There are a handful of set-pieces in each level—exploding planes your character escapes from, collapsing buildings, and so on, which break up the games pace a bit and are always cool as hell and well-animated. The art style is also just sick as hell 90s anime inspired pixel art. It's a real blast to play through, and I hope one day I get to play it on a cabinet.

GOTY 2022.

This is the first game I've played directed by Sam Barlow. I had a good time exploring this game. The story itself is interesting enough, but it does feel a lot like a guy who is really into David Lynch decidedly making something in the Lynch vein but getting too into the details of the supernatural stuff; which is to say the story works on its own, but that it invites comparisons it just can't win. Granted, that's true for most narrative games. Disco Elysium isn't much different, or necessarily better, than dozens of detective novels; Pentiment is a hair away from being an adaptation of Umberto Eco's The Name of the Rose. That doesn't take anything away from them being excellent games.

The reason we go to narrative games is because they are games, not because of the narrative, and the game to this one is fascinating. You navigate through the clips—and so, through the story—by clicking on an object on the screen: an actor, a painting, a fruit, a light; there's a shocking amount of variety on what you can click on to move forward. You are then sent to a different clip through a match-cut. You click on a candle in one scene and then are sent to a candle in a different scene; there's a digital zoom out from the candle in the new scene, and then the clip continues to play from there. You learn eventually that you should rewind to the beginning of the clip to see the whole thing. Your navigation through the clips is semi-random, meaning that you will bounce around until you're sent to specific clips at certain times to further the main story. The journey through the story is unique for each play through; it's a radical version of post-modern, non-linear story-telling, like if the different stories in Pulp Fiction were twice as long and played on shuffle. The narrative peels open this way, and that itself is fascinating alone.

It isn't just that you jump to a scene watch it, pick something, and then watch another scene either. You can't really put the controller down and look at your phone; you're forced to pay attention to the narrative. In the age of streaming, this is an interesting innovation in itself (and maybe streaming shows would be better if the creators knew for certain you would pay total attention to them). You can't put down the controller because there are secret clips.

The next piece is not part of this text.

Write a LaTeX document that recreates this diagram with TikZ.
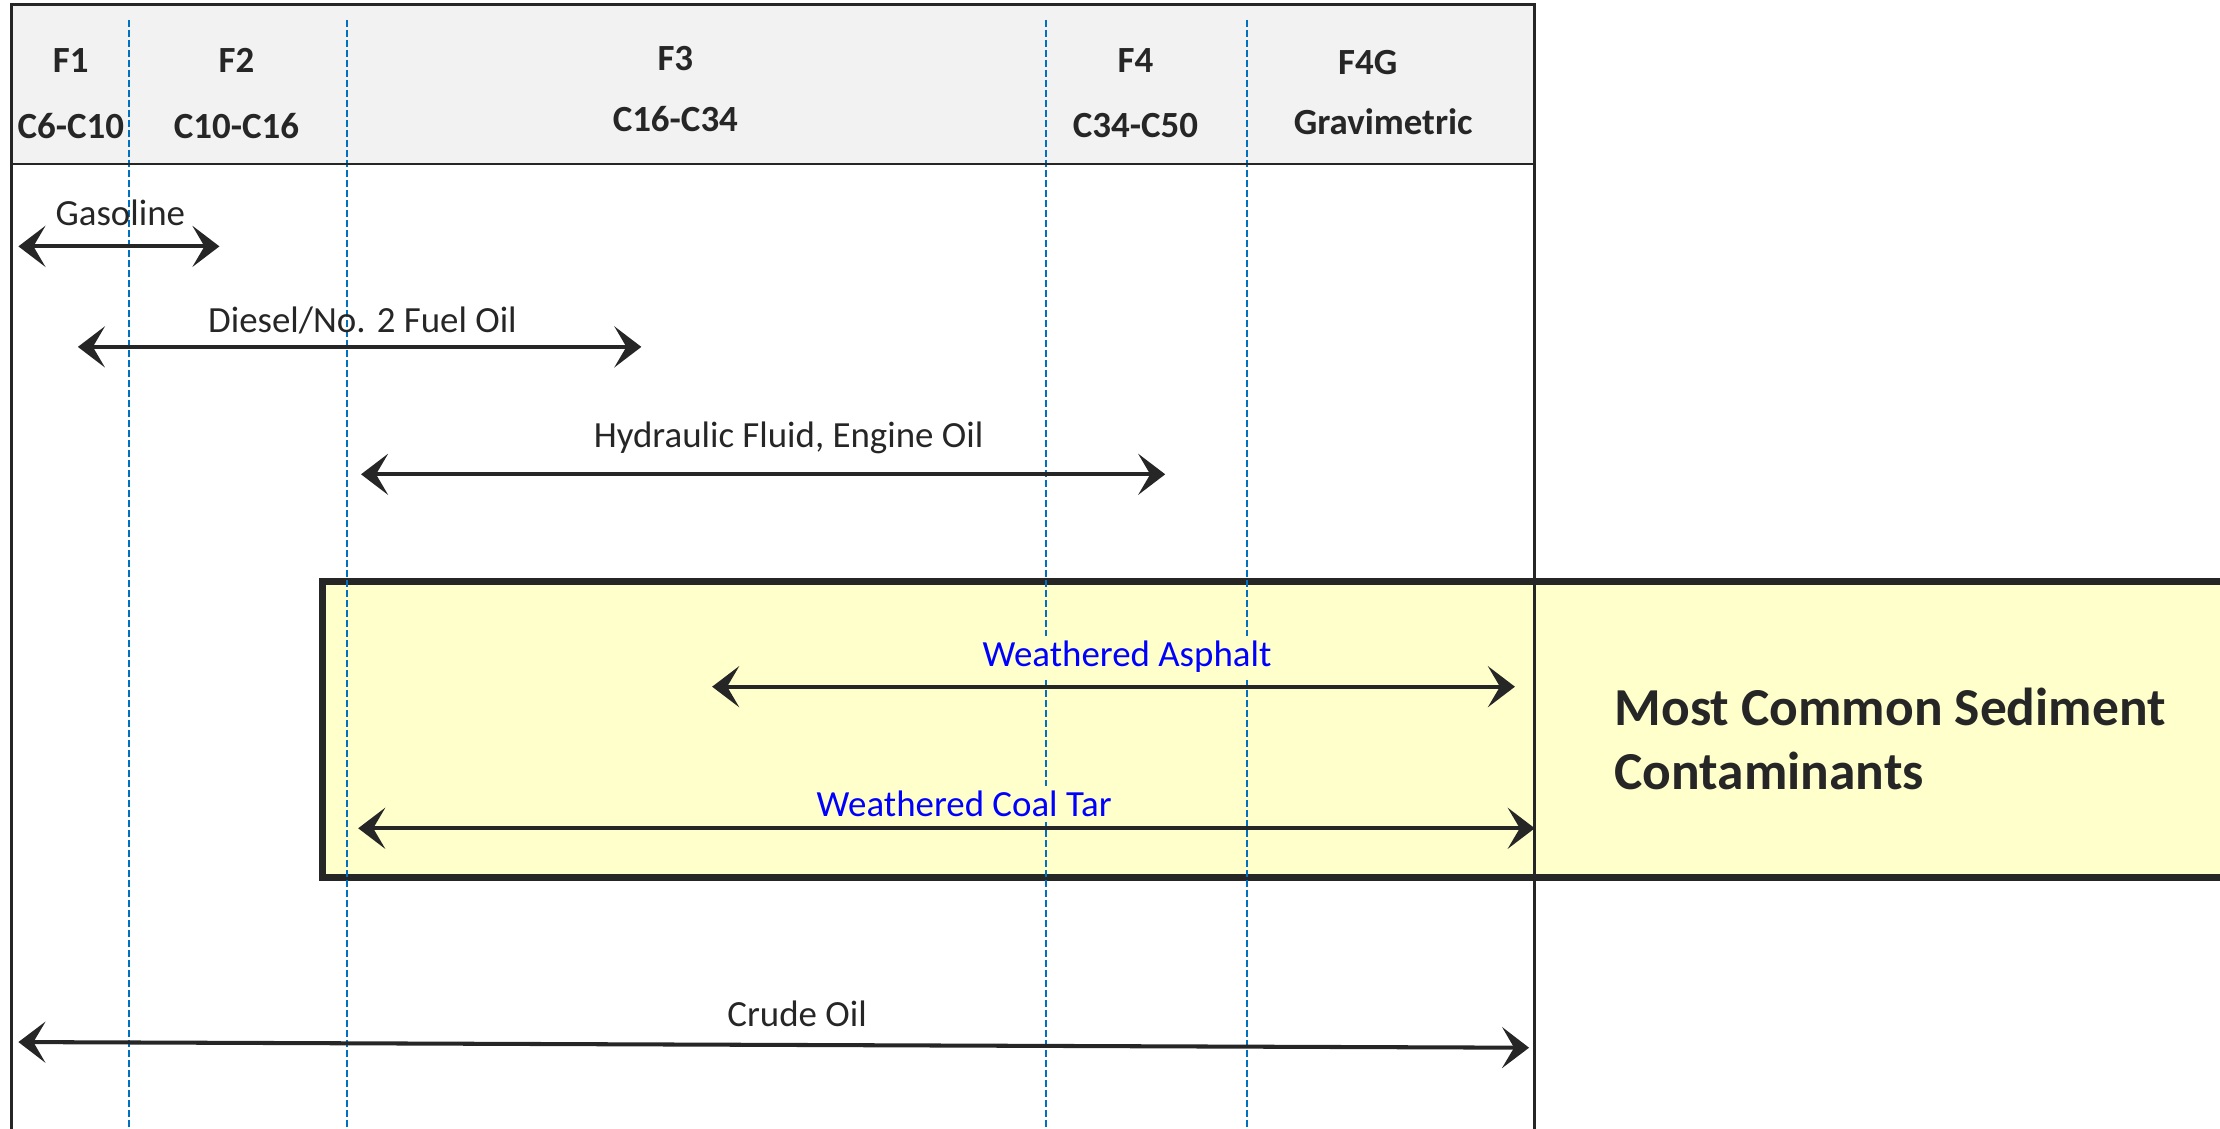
\documentclass[tikz,border=0pt]{standalone}
\usepackage{fontspec}
\setmainfont{Carlito}
\usetikzlibrary{arrows.meta}
\definecolor{hdrgray}{HTML}{F2F2F2}
\definecolor{ylw}{HTML}{FFFFCC}
\definecolor{guideblue}{HTML}{0070C0}
\definecolor{ink}{HTML}{262626}
\begin{document}
\begin{tikzpicture}[x=0.014158cm, y=-0.014158cm,
  lbl/.style={font=\fontsize{10.5}{12}\selectfont, text=ink, inner sep=1pt},
  hd/.style={font=\bfseries\fontsize{10.5}{12}\selectfont, text=ink, inner sep=1pt},
  bl/.style={font=\fontsize{10.5}{12}\selectfont, text=blue, fill=ylw, inner sep=1.5pt},
  rng/.style={{Stealth[length=0.27cm,width=0.41cm,inset=0.12cm]}-{Stealth[length=0.27cm,width=0.41cm,inset=0.12cm]}, line width=1.15pt, draw=ink},
  guide/.style={draw=guideblue, line width=0.55pt, dash pattern=on 0.07cm off 0.03cm},
  frameline/.style={draw=ink, line width=0.9pt}]
\useasboundingbox (0,0) rectangle (1568,797);
\clip (0,0) rectangle (1568,797);
% header band
\fill[hdrgray] (8,3) rectangle (1084,116);
% highlight box
\draw[fill=ylw, draw=ink, line width=2pt] (228,411) rectangle (1590,620);
% guide lines
\foreach \gx in {91,245,739,881}{\draw[guide] (\gx,14) -- (\gx,800);}
% frame
\draw[frameline] (8,800) -- (8,3) -- (1084,3) -- (1084,800);
\draw[draw=ink, line width=0.7pt] (8,116) -- (1084,116);
% header texts
\node[hd] (f1) at (50,43) {F1};
\node[hd] (c1) at (50,89) {C6-C10};
\node[hd] (f2) at (167,43) {F2};
\node[hd] (c2) at (167,89) {C10-C16};
\node[hd] (f3) at (477,41) {F3};
\node[hd] (c3) at (477,84) {C16-C34};
\node[hd] (f4) at (802,43) {F4};
\node[hd] (c4) at (802,89) {C34-C50};
\node[hd] (f4g) at (966,44) {F4G};
\node[hd] (grav) at (977,86) {Gravimetric};
% ranges
\coordinate (gasL) at (13,174);  \coordinate (gasR) at (155,174);
\coordinate (dieL) at (55,245);  \coordinate (dieR) at (453,245);
\coordinate (hydL) at (255,335); \coordinate (hydR) at (823,335);
\coordinate (aspL) at (503,485); \coordinate (aspR) at (1070,485);
\coordinate (tarL) at (253,585); \coordinate (tarR) at (1084,585);
\coordinate (cruL) at (13,736);  \coordinate (cruR) at (1080,740);
\draw[rng] (gasL) -- (gasR);
\draw[rng] (dieL) -- (dieR);
\draw[rng] (hydL) -- (hydR);
\draw[rng] (aspL) -- (aspR);
\draw[rng] (tarL) -- (tarR);
\draw[rng] (cruL) -- (cruR);
\node[lbl] (gas) at (85,150) {Gasoline};
\node[lbl] (die) at (256,226) {Diesel/No. 2 Fuel Oil};
\node[lbl] (hyd) at (557,309) {Hydraulic Fluid, Engine Oil};
\node[bl] (asp) at (796,464) {Weathered Asphalt};
\node[bl] (tar) at (681,568) {Weathered Coal Tar};
\node[lbl] (cru) at (563,716) {Crude Oil};
\node[anchor=west, align=left, text=ink, inner sep=0pt,
  font=\bfseries\fontsize{15.2}{18.1}\selectfont] (most) at (1140,522)
  {Most Common Sediment\\Contaminants};
\end{tikzpicture}
\end{document}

Your controller vibrates, there's usually a distinctive eerie audio cue, and you have to manually rewind at the correct speed to push the secret scene open. If you miss the cue (or, like me, wonder "what the hell was that" when it happens the first couple times) the scenes with secret scenes in them will have a glowing background on the clip view. The speed you have to rewind is different usually; sometimes you have to turn your stick slowly, sometimes it helps to fast rewind. There isn't a lot of feedback for this action though, and for some scenes I had a lot of trouble getting them to play. This difficulty didn't seem contingent on the content of the scene either; it wasn't necessarily that the scenes that were harder to open had more rewarding story or character information. I could have used some stronger feedback, but that's the only major criticism I had to the game-play.

As to the story itself and the various films, I was never super into it. Like I said before, it invites comparisons it can't handle, and the production of everything is way too clean, so it comes off ahistorical looking, something that won't really bother you if you're not like me. There's a layer of theatrical unreality that doesn't work in its favor; the movie scenes don't feel like scenes shot for a movie, but scenes shot for a fake movie video game. But it's fun and can be interesting; the novelty was enough to drive me forward with this one. I was left pretty interested in checking out Barlow's other games.